Adolf Krister Hermansson Phalén, born 19 January 1884 in Tuna, Kalmar County, died 16 October 1931 in Uppsala, was a Swedish philosopher.

== Biography ==
Phalén entered Uppsala University in 1902 where he intended to study law. However, after passing the preparatory examination for law students in 1903, he switch to philosophy instead. He took a bachelor's degree in 1907 and a licentiate degree in 1910, studying for professor Karl Reinhold Geijer. He became a Ph.D. in 1912, after having written a thesis on Hegelian philosophy. Phalén became acting professor in theoretical philosophy in Uppsala from 1914, following Geijer's retirement, and professor from 1916.

In his younger days as a philosopher, Phalén was strongly influenced by Axel Hägerström, also active in Uppsala, which meant an active study of Immanuel Kant's philosophy and post-Kantian transcendental idealism. Hägerström and Phalén were the leading names in the Uppsala school of philosophy focused on analysis of concepts, and which came to prominence in the 1920s and 1930s.

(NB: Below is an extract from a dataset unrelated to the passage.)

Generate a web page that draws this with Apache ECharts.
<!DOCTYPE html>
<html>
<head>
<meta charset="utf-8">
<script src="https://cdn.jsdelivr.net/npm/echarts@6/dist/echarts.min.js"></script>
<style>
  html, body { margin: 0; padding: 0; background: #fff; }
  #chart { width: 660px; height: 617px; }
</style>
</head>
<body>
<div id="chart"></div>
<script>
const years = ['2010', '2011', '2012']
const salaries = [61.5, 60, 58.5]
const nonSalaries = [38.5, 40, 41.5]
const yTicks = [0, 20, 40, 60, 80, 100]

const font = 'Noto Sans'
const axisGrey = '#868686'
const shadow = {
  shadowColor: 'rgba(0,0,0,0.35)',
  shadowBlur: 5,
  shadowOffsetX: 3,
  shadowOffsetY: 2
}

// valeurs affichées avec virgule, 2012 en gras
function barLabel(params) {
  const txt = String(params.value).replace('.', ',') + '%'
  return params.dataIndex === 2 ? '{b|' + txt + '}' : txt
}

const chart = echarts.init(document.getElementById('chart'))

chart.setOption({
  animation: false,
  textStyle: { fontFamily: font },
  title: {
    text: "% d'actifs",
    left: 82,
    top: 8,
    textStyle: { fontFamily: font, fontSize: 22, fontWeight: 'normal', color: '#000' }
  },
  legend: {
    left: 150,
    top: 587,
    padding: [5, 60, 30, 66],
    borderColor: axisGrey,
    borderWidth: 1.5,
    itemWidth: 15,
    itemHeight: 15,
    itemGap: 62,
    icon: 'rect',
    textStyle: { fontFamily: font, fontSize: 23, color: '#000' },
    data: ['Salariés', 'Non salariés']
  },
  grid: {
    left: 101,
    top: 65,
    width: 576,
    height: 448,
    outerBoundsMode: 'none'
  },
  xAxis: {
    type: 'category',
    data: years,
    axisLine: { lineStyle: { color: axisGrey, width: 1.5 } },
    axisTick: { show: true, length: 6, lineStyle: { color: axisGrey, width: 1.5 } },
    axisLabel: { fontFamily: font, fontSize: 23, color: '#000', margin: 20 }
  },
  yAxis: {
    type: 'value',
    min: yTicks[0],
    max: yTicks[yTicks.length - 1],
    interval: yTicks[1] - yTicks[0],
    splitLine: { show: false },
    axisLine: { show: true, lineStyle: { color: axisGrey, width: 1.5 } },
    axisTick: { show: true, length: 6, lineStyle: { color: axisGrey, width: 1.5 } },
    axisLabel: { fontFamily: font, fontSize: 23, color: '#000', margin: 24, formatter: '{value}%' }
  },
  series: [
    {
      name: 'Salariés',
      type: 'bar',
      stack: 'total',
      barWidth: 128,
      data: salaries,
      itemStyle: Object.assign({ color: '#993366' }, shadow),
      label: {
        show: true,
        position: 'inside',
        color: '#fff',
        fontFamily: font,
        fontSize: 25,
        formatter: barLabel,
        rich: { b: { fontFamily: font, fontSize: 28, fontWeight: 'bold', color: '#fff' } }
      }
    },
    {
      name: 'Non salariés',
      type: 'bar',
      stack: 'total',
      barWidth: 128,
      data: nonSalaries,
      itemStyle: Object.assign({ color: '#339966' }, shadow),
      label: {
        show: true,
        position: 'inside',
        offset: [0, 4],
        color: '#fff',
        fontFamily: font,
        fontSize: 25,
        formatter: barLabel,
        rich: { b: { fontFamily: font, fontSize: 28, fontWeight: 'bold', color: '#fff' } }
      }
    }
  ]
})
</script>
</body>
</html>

Phaléns 1913 book, Beitrag zur Klärung des Begriffs der inneren Erfahrung, a work in epistemology, is usually considered his most important contribution.

His 1922 book Ueber die Relativität der Raum- und Zeit-bestimmungen discusses the concepts of space, time and movement, as well as epistemological questions about the foundations of geometry and the concepts of infinity and quantity. Phaléns criticism of Albert Einstein's theory of relativity in this book has been controversial. Phalén aims to differentiate between a philosophical and a physical part of Einstein's theories and only discusses the philosophical part. In 1937, physicist and philosopher Philipp Frank published a thorough counter-criticism to Phalén's writings in this field.

Phalén's student Harald Nordenson published a licentiate thesis in Swedish on Einstein's theories in 1922, which he later developed into his 1969 English book, Relativity, Time and Reality.